4. Intentionality = Initiation (Warning label: This may pinch your flesh)
- Initiate the conversation
- Initiate the invitation to dinner
- Initiate the much needed “girls weekend”
- Simply initiate
Our flesh will say, I’ve done this before and haven’t gotten anything in return. Why do I always have to be the one who calls?
By initiating we are being intentional. In her book Radiant, Marian Jordan describes a radiant woman as “one who lives intentionally by setting her priorities according to her purpose to reflect the radiance of Jesus.” We all know how this works. If we desire to do well on a test, then we are disciplined in going to class and intentional about studying. If we desire to loose ten pounds, then we are committed to a healthy lifestyle change. Working out daily. Choosing the cauliflower over the cupcake. Umm…no thank you.
So if we desire Godly friendships that stand the test of time, then we must be intentional about staying in touch with our friends and prioritizing our time for them. Initiate when time is a constraint. Initiate even when you don’t think you’ll have the right words. Initiate because Christ initiated the invitation for YOU to know Him.

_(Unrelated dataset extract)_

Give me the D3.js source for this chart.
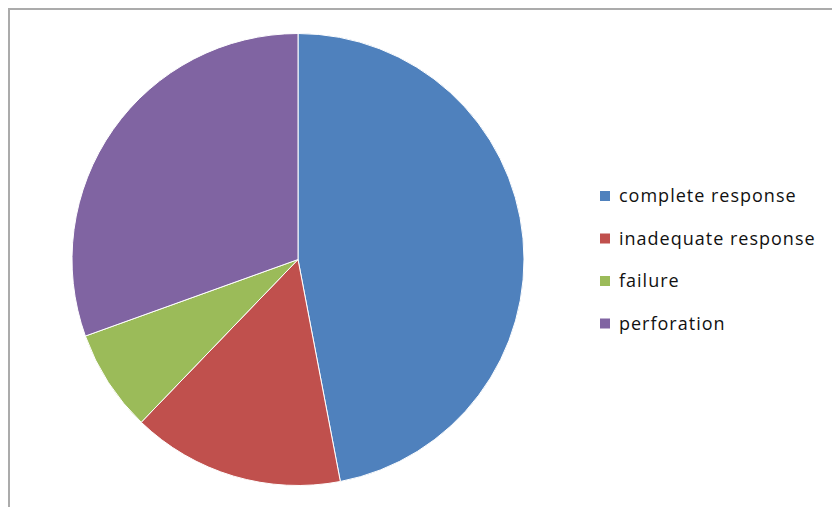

As redeemed girls we deliberately choose to live in such a way that every day, every moment, every hour counts for Christ. As redeemed girls we initiate in our friendships, we intentionally seek Him and intentionally set our priorities for those we love.
1. Share some of the ways you have stayed intentional with out of state friends.
2. What have you found to be rewarding in keeping a long-distance friendship and what has been most challenging?
3. Share a time when a friend was intentional and proved to be a ministering agent to your soul.
Apply one or more of these practical steps of intentionality to your friendships. At the end of your summer, share with us on how the Lord blessed you and your friend.